Pero Internet no sólo es un espacio, sino un activo económico de primer orden, un vector de poder estatal comparable a la energía o la demografía. Quien no tenga capacidad industrial digital será irrelevante económicamente y no podrá hacer valer sus principios, intereses ni valores. Igual que la espuela, la pólvora o la máquina de vapor redistribuyeron el poder entre Estados, estamos ante una nueva revolución industrial, esta vez de carácter digital. Quien domine esa economía prevalecerá, quien no lo haga sucumbirá. Estados Unidos es ya el ganador de esa revolución industrial, seguido por China: no sólo tiene las Universidades y los centros de innovación sino el capital riesgo, la escala industrial y demográfica adecuada y la unidad política necesaria. De ahí que las diez primeras empresas tecnológicas del mundo sean estadounidenses frente a ninguna europea. Europa podría ganar ese gran juego si quisiera, pues tiene los recursos para hacerlo, pero antes debería tomar conciencia de que su futuro se juega ahí, completar su mercado interior digital y aprender a fomentar y retener la innovación para que sus jóvenes talentos no emigraran a Silicon Valley en busca de capital y oportunidades. Una tarea hercúlea, pero no imposible, para una Europa debilitada.

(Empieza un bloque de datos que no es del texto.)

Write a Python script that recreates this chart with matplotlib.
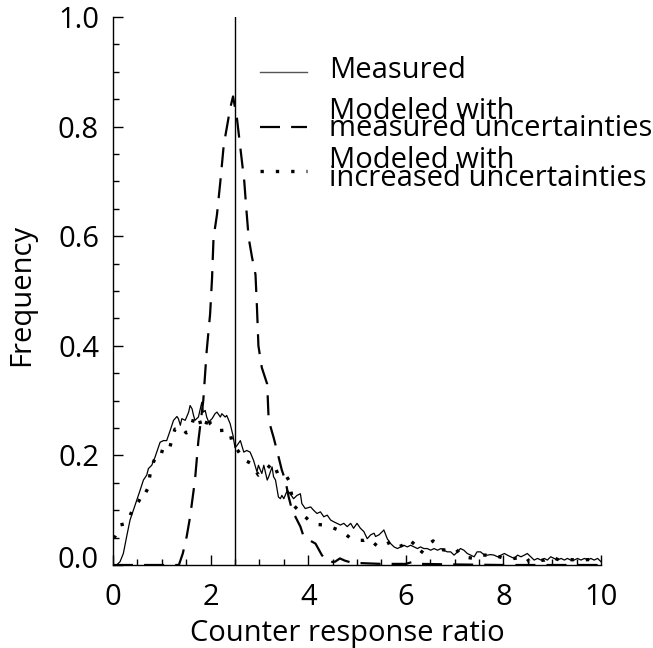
import matplotlib
matplotlib.use("Agg")
import matplotlib.pyplot as plt
from matplotlib.ticker import MultipleLocator, FuncFormatter
import matplotlib.transforms as mtransforms

plt.rcParams['font.family'] = ['Open Sans', 'DejaVu Sans']

# ---------------- data ----------------
meas_x = [0.0, 0.075, 0.144, 0.212, 0.28, 0.349, 0.418, 0.486, 0.554, 0.623, 0.691, 0.726, 0.794, 0.862,
          0.931, 0.965, 1.033, 1.10, 1.17, 1.24, 1.31, 1.34, 1.38, 1.41, 1.48, 1.55, 1.58, 1.62, 1.65, 1.68,
          1.75, 1.82, 1.85, 1.89, 1.92, 1.96, 2.03, 2.09, 2.13, 2.20, 2.23, 2.30, 2.33, 2.40, 2.46, 2.50,
          2.54, 2.61, 2.68, 2.74, 2.81, 2.88, 2.95, 2.98, 3.02, 3.05, 3.09, 3.16, 3.19, 3.26, 3.29, 3.33,
          3.36, 3.39, 3.43, 3.46, 3.50, 3.57, 3.63, 3.70, 3.77, 3.84, 3.87, 3.94, 4.05, 4.11, 4.18, 4.25,
          4.32, 4.39, 4.46, 4.52, 4.59, 4.66, 4.73, 4.80,
          4.87, 4.93, 5.00, 5.07, 5.14, 5.21, 5.28, 5.35, 5.38, 5.45, 5.52, 5.55, 5.62, 5.69, 5.76, 5.83,
          5.89, 5.96, 6.03, 6.10, 6.17, 6.24, 6.30, 6.37, 6.44, 6.51, 6.58, 6.65, 6.72, 6.78, 6.85, 6.92,
          6.99, 7.06, 7.12, 7.19, 7.26, 7.33, 7.40, 7.46, 7.53,
          7.60, 7.67, 7.74, 7.81, 7.88, 7.95, 8.02, 8.08, 8.15, 8.22, 8.29, 8.36, 8.43, 8.49, 8.56, 8.63,
          8.70, 8.77, 8.84, 8.90, 8.97, 9.04, 9.11, 9.18, 9.25, 9.31, 9.38, 9.45, 9.52, 9.59, 9.66, 9.73,
          9.79, 9.86, 9.93, 10.0]
meas_y = [0.0, 0.0, 0.006, 0.021, 0.052, 0.082, 0.100, 0.118, 0.136, 0.155, 0.164, 0.176, 0.182, 0.197,
          0.215, 0.224, 0.227, 0.227, 0.245, 0.264, 0.271, 0.267, 0.255, 0.267, 0.264, 0.279, 0.291, 0.285,
          0.273, 0.264, 0.270, 0.297, 0.279, 0.282, 0.270, 0.261, 0.267, 0.276, 0.279, 0.270, 0.276, 0.270,
          0.273, 0.258, 0.236, 0.214, 0.218, 0.227, 0.206, 0.209, 0.206, 0.191, 0.170, 0.182, 0.173, 0.167,
          0.182, 0.155, 0.161, 0.179, 0.161, 0.155, 0.139, 0.124, 0.121, 0.127, 0.121, 0.136, 0.130, 0.121,
          0.127, 0.130, 0.112, 0.103, 0.106, 0.100, 0.094, 0.097, 0.088, 0.091, 0.082, 0.079, 0.076, 0.073,
          0.076, 0.070,
          0.076, 0.067, 0.076, 0.067, 0.061, 0.048, 0.055, 0.058, 0.052, 0.055, 0.061, 0.064, 0.048, 0.039,
          0.033, 0.030, 0.033, 0.036, 0.033, 0.036, 0.033, 0.030, 0.033, 0.030, 0.030, 0.027, 0.030, 0.027,
          0.030, 0.027, 0.024, 0.024, 0.018, 0.024, 0.030, 0.027, 0.021, 0.018, 0.015, 0.024, 0.024,
          0.019, 0.018, 0.019, 0.018, 0.015, 0.018, 0.021, 0.018, 0.015, 0.012, 0.018, 0.015, 0.018, 0.021,
          0.015, 0.009, 0.012, 0.009, 0.012, 0.009, 0.015, 0.012, 0.009, 0.012, 0.009, 0.012, 0.009, 0.009,
          0.012, 0.009, 0.012, 0.009, 0.012, 0.009, 0.012, 0.006]

mod_meas_x = [0.0, 1.0, 1.35, 1.43, 1.51, 1.58, 1.68, 1.75, 1.85, 1.92, 1.99, 2.03, 2.06, 2.13, 2.20,
              2.27, 2.33, 2.40, 2.46, 2.54, 2.61, 2.69, 2.73, 2.78, 2.85, 2.92, 2.95, 2.98, 3.05, 3.16,
              3.19, 3.29, 3.36, 3.46, 3.53, 3.60, 3.67, 3.84, 3.91, 4.15, 4.28, 4.40, 4.55, 4.65, 4.75,
              4.90, 5.20, 5.50, 6.00, 6.15, 6.30, 7.00, 8.00, 9.00, 10.0]
mod_meas_y = [0.0, 0.0, 0.0, 0.021, 0.052, 0.088, 0.155, 0.227, 0.300, 0.391, 0.458, 0.524, 0.597, 0.639,
              0.700, 0.767, 0.797, 0.833, 0.855, 0.815, 0.761, 0.700, 0.652, 0.597, 0.561, 0.530, 0.470,
              0.400, 0.360, 0.330, 0.264, 0.233, 0.209, 0.173, 0.155, 0.124, 0.100, 0.070, 0.051, 0.039,
              0.018, 0.005, 0.006, 0.012, 0.008, 0.004, 0.003, 0.002, 0.002, 0.006, 0.002, 0.001, 0.0,
              0.0, 0.0]

mod_inc_x = [0.0, 0.041, 0.144, 0.28, 0.383, 0.52, 0.623, 0.657, 0.726, 0.76, 0.83, 0.93, 1.136, 1.20,
             1.27, 1.34, 1.41, 1.50, 1.58, 1.65, 1.75, 1.82, 1.89, 1.96, 1.99, 2.13, 2.30, 2.39, 2.44,
             2.55, 2.68, 2.84, 2.98, 3.10, 3.22, 3.26, 3.43, 3.50, 3.60, 3.63, 3.70, 3.85, 4.01, 4.18,
             4.32, 4.50, 4.70, 4.85, 5.00, 5.14, 5.24, 5.45, 5.69, 5.83, 5.93, 6.06, 6.20, 6.30, 6.44,
             6.56, 6.68, 6.82, 7.02, 7.16, 7.40, 7.57, 7.81, 8.02, 8.22, 8.46, 8.53, 8.84, 8.97, 9.15,
             9.31, 9.55, 9.79, 10.0]
mod_inc_y = [0.050, 0.052, 0.073, 0.076, 0.097, 0.115, 0.133, 0.130, 0.142, 0.167, 0.188, 0.209, 0.204,
             0.227, 0.248, 0.248, 0.252, 0.241, 0.245, 0.267, 0.273, 0.248, 0.252, 0.273, 0.258, 0.245,
             0.246, 0.245, 0.224, 0.210, 0.192, 0.185, 0.164, 0.170, 0.182, 0.167, 0.173, 0.170, 0.155,
             0.142, 0.109, 0.095, 0.082, 0.074, 0.073, 0.068, 0.061, 0.050, 0.045, 0.045, 0.048, 0.032,
             0.042, 0.032, 0.036, 0.047, 0.036, 0.021, 0.036, 0.044, 0.029, 0.027, 0.030, 0.015, 0.012,
             0.018, 0.018, 0.012, 0.012, 0.015, 0.006, 0.009, 0.015, 0.009, 0.010, 0.009, 0.010, 0.012]

ref_ratio = 2.5
x_label = "Counter response ratio"
y_label = "Frequency"
legend_labels = [["Measured"],
                 ["Modeled with", "measured uncertainties"],
                 ["Modeled with", "increased uncertainties"]]

# ---------------- figure ----------------
W, H = 653, 648
X0, X1, Y0, Y1 = 113, 601, 565, 17   # axes box in pixels
fig = plt.figure(figsize=(W / 100, H / 100), dpi=100)
ax = fig.add_axes([X0 / W, 1 - Y0 / H, (X1 - X0) / W, (Y0 - Y1) / H])

DASH = (0, (9, 5))
DOT = (0, (1, 3.6))
ax.plot(meas_x, meas_y, color='black', lw=0.9, zorder=3)
ax.plot(mod_meas_x, mod_meas_y, color='black', lw=1.6, ls=DASH, zorder=3)
ax.plot(mod_inc_x, mod_inc_y, color='black', lw=2.4, ls=DOT, zorder=3)
ax.axvline(ref_ratio, color='black', lw=1.0, zorder=2)

ax.set_xlim(0, 10)
ax.set_ylim(0, 1.0)
for s in ['top', 'right']:
    ax.spines[s].set_visible(False)
for s in ['left', 'bottom']:
    ax.spines[s].set_linewidth(1.0)

ax.xaxis.set_major_locator(MultipleLocator(2))
ax.xaxis.set_minor_locator(MultipleLocator(0.5))
ax.yaxis.set_major_locator(MultipleLocator(0.2))
ax.yaxis.set_minor_locator(MultipleLocator(0.05))
ax.tick_params(which='both', direction='in', width=1.0, labelsize=21)
ax.tick_params(which='major', length=7)
ax.tick_params(which='minor', length=4)
ax.tick_params(axis='x', which='major', pad=13)
ax.tick_params(axis='y', which='major', pad=10)
ax.xaxis.set_major_formatter(FuncFormatter(lambda v, p: f"{v:.0f}"))
ax.yaxis.set_major_formatter(FuncFormatter(lambda v, p: f"{v:.1f}"))

fig.canvas.draw()
for lab in ax.get_yticklabels():
    if lab.get_text() == "0.0":
        lab.set_transform(lab.get_transform() + mtransforms.ScaledTranslation(0, 8 / 100, fig.dpi_scale_trans))

ax.set_xlabel(x_label, fontsize=21, va='baseline')
ax.xaxis.set_label_coords((347 - X0) / (X1 - X0), (Y0 - 641) / (Y0 - Y1))
ax.set_ylabel(y_label, fontsize=21, va='center', rotation_mode='anchor')
ax.yaxis.set_label_coords((22 - X0) / (X1 - X0), (Y0 - 295) / (Y0 - Y1))

# ---------------- legend (manual) ----------------
def px2fig(x, y):
    return x / W, 1 - y / H

styles = [dict(color='#555555', lw=1.0, ls='-'),
          dict(color='black', lw=1.6, ls=DASH),
          dict(color='black', lw=2.4, ls=DOT)]
handle_y = [72, 127, 171]
text_baselines = [[78], [119, 136], [168, 186]]
for st, hy, labels, bases in zip(styles, handle_y, legend_labels, text_baselines):
    (x0, y0), (x1, _) = px2fig(260, hy), px2fig(307, hy)
    fig.add_artist(plt.Line2D([x0, x1], [y0, y0], transform=fig.transFigure, **st))
    for lab, b in zip(labels, bases):
        tx, ty = px2fig(329, b)
        fig.text(tx, ty, lab, fontsize=21, ha='left', va='baseline')

fig.savefig("out.png", dpi=100)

Además de un espacio y un recurso económico, Internet es un poderoso medio de comunicación. Como en el pasado la escritura, la imprenta, el telégrafo, la radio o la televisión, Internet permite la difusión del conocimiento y la cultura, y con ellos de los valores asociados a ellos, por todo el planeta. Ahí se plantea otro espacio de conflicto, esta vez entre los valores que los occidentales consideramos universales y que otros consideran una amenaza existencial para su poder. Internet permite conectarse entre sí a los activistas de la plaza de Tahrir en Egipto o a los que protestan contra el Gobierno en Hong Kong, también saber en tiempo en real que las Damas de Blanco cubanas han sido confinadas en su domicilio ante la visita de Obama. Pero también incita a gobiernos como el chino, ruso, norcoreano, iraní o saudí erigir barreras y bloquear el acceso de sus ciudadanos a fuentes de información que cuestionen su autoridad y permite a los terroristas reclutar nuevos adeptos y organizarse para acabar con nosotros. Hoy en día, los valores viajan en bits y se bloquean en bits, convirtiendo Internet en un gran espacio de lucha por la hegemonía cultural y los valores. Quien no sepa entender y jugar ese gran juego quedará fuera de juego.

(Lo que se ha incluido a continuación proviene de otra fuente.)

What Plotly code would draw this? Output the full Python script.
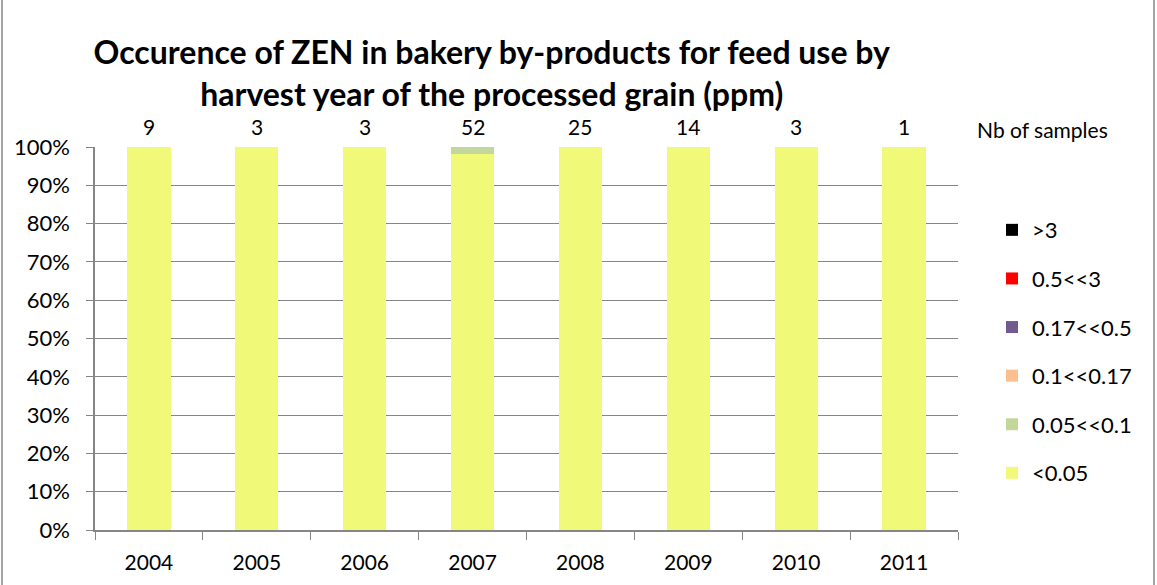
import plotly.graph_objects as go

years = ["2004", "2005", "2006", "2007", "2008", "2009", "2010", "2011"]
n_samples = [9, 3, 3, 52, 25, 14, 3, 1]
# counts per class
cls_lt005 = [9, 3, 3, 51, 25, 14, 3, 1]
cls_005_01 = [0, 0, 0, 1, 0, 0, 0, 0]
cls_01_017 = [0, 0, 0, 0, 0, 0, 0, 0]
cls_017_05 = [0, 0, 0, 0, 0, 0, 0, 0]
cls_05_3 = [0, 0, 0, 0, 0, 0, 0, 0]
cls_gt3 = [0, 0, 0, 0, 0, 0, 0, 0]

series = [
    ("<0.05", cls_lt005, "#F0FA78"),
    ("0.05<<0.1", cls_005_01, "#C4D79B"),
    ("0.1<<0.17", cls_01_017, "#FABF8F"),
    ("0.17<<0.5", cls_017_05, "#725A91"),
    ("0.5<<3", cls_05_3, "#FF0000"),
    (">3", cls_gt3, "#000000"),
]

FONT = "Lato"
fig = go.Figure()
for i, (name, vals, col) in enumerate(series):
    pct = [100.0 * v / n for v, n in zip(vals, n_samples)]
    fig.add_trace(go.Bar(
        x=years, y=pct, name=name, marker=dict(color=col, line=dict(width=0)),
        width=0.4, legendgroup=str(i), legendrank=100 - i,
    ))

annotations = []
for idx, n in enumerate(n_samples):
    annotations.append(dict(x=idx, y=1, yref="paper", xref="x", text=str(n), showarrow=False,
                            yanchor="bottom", yshift=6, font=dict(size=21, color="#000", family=FONT)))
annotations.append(dict(x=1.02, xref="paper", y=1, yref="paper", text="Nb of samples", showarrow=False,
                        xanchor="left", yanchor="bottom", yshift=3,
                        font=dict(size=21, color="#000", family=FONT)))

fig.update_layout(
    barmode="stack",
    width=1157, height=585,
    margin=dict(l=95, r=199, t=147, b=55, autoexpand=False),
    paper_bgcolor="white", plot_bgcolor="white",
    font=dict(family=FONT, color="#000"),
    title=dict(text="<b>Occurence of ZEN in bakery by-products for feed use by<br>harvest year of the processed grain (ppm)</b>",
               x=0.425, xanchor="center", y=0.89, yanchor="top",
               font=dict(size=32, family=FONT, color="#000")),
    legend=dict(x=1 + 34/863, xanchor="left", y=0.838, yanchor="top",
                traceorder="grouped", tracegroupgap=17,
                font=dict(size=22, family=FONT, color="#000"), itemwidth=30),
    xaxis=dict(type="category", range=[-0.5, 7.5], autorange=False, showline=True, linecolor="#868686",
               linewidth=1.5, ticks="outside", tickson="boundaries", ticklen=8, tickcolor="#868686",
               tickfont=dict(size=21, family=FONT), ticklabelstandoff=13, tickangle=0),
    yaxis=dict(range=[0, 100], autorange=False, dtick=10, ticksuffix="%", showline=True, linecolor="#868686",
               linewidth=1.5, ticks="outside", ticklen=7, tickcolor="#868686", showgrid=True,
               gridcolor="#868686", gridwidth=1, tickfont=dict(size=22, family=FONT),
               ticklabelstandoff=12, zeroline=False),
    annotations=annotations,
    shapes=[dict(type="rect", xref="paper", yref="paper", x0=-93/863, x1=(1154-95)/863,
                 y0=-60/383, y1=1.4, line=dict(color="#868686", width=1.5), layer="above")],
)

fig.write_html("out.html", config={"displayModeBar": False},
               post_script="document.body.style.margin='0';document.body.style.overflow='hidden';")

 Las amenazas cibernéticas son potencialmente más dañinas que las provenientes del terrorismo yihadista

Aquel Gran Juego acabó en tablas geopolíticas, con Rusia dominando Asia Central y el Reino Unido preservando India y el control sobre Persia, Afganistán y Tíbet, no sin algunas derrotas humillantes, como la sufrida en Kabul en 1842, en la que la guarnición británica, con 4.500 efectivos, fue totalmente aniquilada. El destino de Conolly fue menos afortunado: despachado a Bujara (Uzbekistán) a negociar la liberación del teniente coronel Charles Stoddart con el Emir Nasrullah Khan, acabó decapitado en la plaza pública de Bujara junto con Stoddart. Dicen los historiadores, seguramente sobrevalorando el peso de la anécdota, que el fatal desenlace pudo deberse a un malentendido: mientras que en el código militar británico el respeto imponía saludar al anfitrión antes de desmontar, en el código tribal de los kanatos de Asia Central, saludar desde el caballo constituía una muestra imperdonable de arrogancia que el Emir no podía dejar impune.

Conolly sabía estar jugando un gran juego, pero las reglas no estaban claras. Stoddart había sido enviado a negociar una alianza inviable y acabó ejecutado. Algo parecido nos pasa, salvando las distancias y los bits, con el nuevo gran juego digital: sabemos que estamos jugando un juego geopolítico y geoconómico con inmensas consecuencias sobre el poder, la prosperidad y la seguridad de los Estados y las sociedades. Pero ese juego carece todavía de reglas que lo ordenen. Hasta que las tengamos, habrá margen para malentendidos fatales. Europa no sólo tiene que jugar ese gran juego digital, sino luchar para que las reglas del juego mantengan Internet como un orden de libertad abierto en el que sociedades e individuos puedan prosperar con seguridad y ser libres. De lo contrario, Internet se parecerá más a un dominio feudal en manos de señores de la guerra que a un espacio público donde todos nos encontremos.